▸ **The task**
Begin at the first line of the data and copy each line through the one containing "import * as", that line included, with no pictures.

▸ **Collected material**
<<<<

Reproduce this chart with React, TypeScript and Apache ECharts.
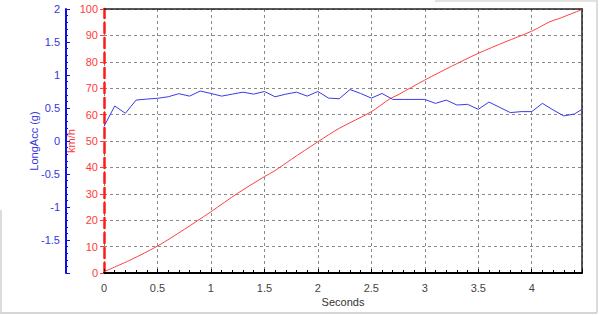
import React, { useEffect, useRef } from "react";
import * as echarts from "echarts";

const accTimes = [0, 0.1, 0.2, 0.3, 0.4, 0.5, 0.6, 0.7, 0.8, 0.9, 1.0, 1.1, 1.2, 1.3, 1.4, 1.5, 1.6, 1.7, 1.8, 1.9, 2.0, 2.1, 2.2, 2.3, 2.4, 2.5, 2.6, 2.7, 2.8, 2.9, 3.0, 3.1, 3.2, 3.3, 3.4, 3.5, 3.6, 3.7, 3.8, 3.9, 4.0, 4.1, 4.2, 4.3, 4.4, 4.47];
const longAcc = [0.22, 0.53, 0.42, 0.62, 0.635, 0.647, 0.67, 0.717, 0.68, 0.757, 0.72, 0.68, 0.71, 0.74, 0.71, 0.75, 0.67, 0.71, 0.74, 0.68, 0.75, 0.65, 0.64, 0.78, 0.72, 0.65, 0.72, 0.63, 0.63, 0.63, 0.63, 0.57, 0.62, 0.545, 0.555, 0.48, 0.59, 0.51, 0.43, 0.445, 0.445, 0.57, 0.47, 0.38, 0.41, 0.48];
const speedTimes = [0, 0.25, 0.5, 0.75, 1.0, 1.25, 1.5, 1.6, 1.75, 2.0, 2.2, 2.5, 2.67, 2.75, 3.0, 3.25, 3.5, 3.75, 4.0, 4.17, 4.25, 4.47];
const speedKmh = [0.5, 5.0, 10.2, 16.5, 23.2, 30.2, 36.5, 38.8, 43.0, 49.7, 54.8, 61.1, 65.9, 67.5, 73.1, 78.3, 83.2, 87.5, 91.6, 95.2, 96.3, 99.8];

const X_MAX = 4.47;
const FONT = "Liberation Sans, Arial, sans-serif";
const BLUE = "#3636e0";
const RED = "#ff3a3a";

export default function App() {
  const ref = useRef<HTMLDivElement>(null);
  useEffect(() => {
    if (!ref.current) return;
    const chart = echarts.init(ref.current, null, { renderer: "svg" });
    chart.setOption({
      animation: false,
      backgroundColor: "#ffffff",
      grid: { left: 104, right: 18, top: 9, bottom: 42 },
      graphic: [
        { type: "line", shape: { x1: 0, y1: 313, x2: 597, y2: 313 }, style: { stroke: "#c8c8c8", lineWidth: 1.5 } },
        { type: "line", shape: { x1: 597, y1: 0, x2: 597, y2: 313 }, style: { stroke: "#d0d0d0", lineWidth: 1.5 } },
        { type: "line", shape: { x1: 1, y1: 210, x2: 1, y2: 313 }, style: { stroke: "#d0d0d0", lineWidth: 1.5 } },
        { type: "line", shape: { x1: 435, y1: 1, x2: 597, y2: 1 }, style: { stroke: "#d8d8d8", lineWidth: 1.5 } },
      ],
      xAxis: [
        {
          type: "value",
          min: 0,
          max: X_MAX,
          interval: 0.5,
          name: "Seconds",
          nameLocation: "middle",
          nameGap: 23,
          nameMoveOverlap: false,
          nameTextStyle: { color: "#333", fontSize: 11, fontFamily: FONT },
          axisLine: { show: true, onZero: false, lineStyle: { color: "#000", width: 2 } },
          axisTick: { show: true, inside: true, length: 4, lineStyle: { color: "#000" } },
          minorTick: { show: true, splitNumber: 5, length: 3, lineStyle: { color: "#000" } },
          axisLabel: { color: "#444", fontSize: 11, fontFamily: FONT, margin: 9, showMaxLabel: false },
          splitLine: { show: true, lineStyle: { color: "#8a8a8a", type: [3, 3], width: 1 } },
        },
        {
          type: "value",
          position: "top",
          min: 0,
          max: X_MAX,
          axisLine: { show: true, onZero: false, lineStyle: { color: "#222", width: 1.5 } },
          axisTick: { show: false },
          axisLabel: { show: false },
          splitLine: { show: false },
        },
      ],
      yAxis: [
        {
          type: "value",
          min: 0,
          max: 100,
          interval: 10,
          position: "left",
          offset: 0,
          name: "km/h",
          nameLocation: "middle",
          nameGap: 28,
          nameMoveOverlap: false,
          nameTextStyle: { color: RED, fontSize: 11, fontFamily: FONT },
          axisLine: { show: true, onZero: false, lineStyle: { color: "#ff1a1a", width: 2.5, type: "dashed" } },
          axisTick: { show: true, length: 4, lineStyle: { color: RED } },
          axisLabel: { color: RED, fontSize: 11, fontFamily: FONT, margin: 6 },
          splitLine: { show: true, lineStyle: { color: "#8a8a8a", type: [3, 3], width: 1 } },
        },
        {
          type: "value",
          min: -2,
          max: 2,
          interval: 0.5,
          position: "left",
          offset: 38,
          name: "LongAcc (g)",
          nameLocation: "middle",
          nameGap: 27,
          nameMoveOverlap: false,
          nameTextStyle: { color: BLUE, fontSize: 11, fontFamily: FONT },
          axisLine: { show: true, onZero: false, lineStyle: { color: "#1010e0", width: 2 } },
          axisTick: { show: true, inside: true, length: 4, lineStyle: { color: "#1010e0" } },
          minorTick: { show: true, splitNumber: 5, length: 2, lineStyle: { color: "#1010e0" } },
          axisLabel: {
            color: BLUE,
            fontSize: 11,
            fontFamily: FONT,
            margin: 6,
            formatter: (v: number) => (v === -2 ? "" : String(v)),
          },
          splitLine: { show: false },
        },
        {
          type: "value",
          position: "right",
          min: 0,
          max: 100,
          axisLine: { show: true, onZero: false, lineStyle: { color: "#222", width: 1.5 } },
          axisTick: { show: false },
          axisLabel: { show: false },
          splitLine: { show: false },
        },
      ],
      series: [
        {
          type: "line",
          xAxisIndex: 0,
          yAxisIndex: 0,
          data: speedTimes.map((t, i) => [t, speedKmh[i]]),
          showSymbol: false,
          smooth: 0.3,
          lineStyle: { color: "#ff4040", width: 1 },
        },
        {
          type: "line",
          xAxisIndex: 0,
          yAxisIndex: 1,
          data: accTimes.map((t, i) => [t, longAcc[i]]),
          showSymbol: false,
          lineStyle: { color: "#3a3ae8", width: 1 },
        },
      ],
    });
    return () => chart.dispose();
  }, []);
  return <div ref={ref} style={{ width: 600, height: 315, position: "absolute", left: 0, top: 0 }} />;
}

>>>>

▸ **Written response**
Reproduce this chart with React, TypeScript and Apache ECharts.
import React, { useEffect, useRef } from "react";
import * as echarts from "echarts";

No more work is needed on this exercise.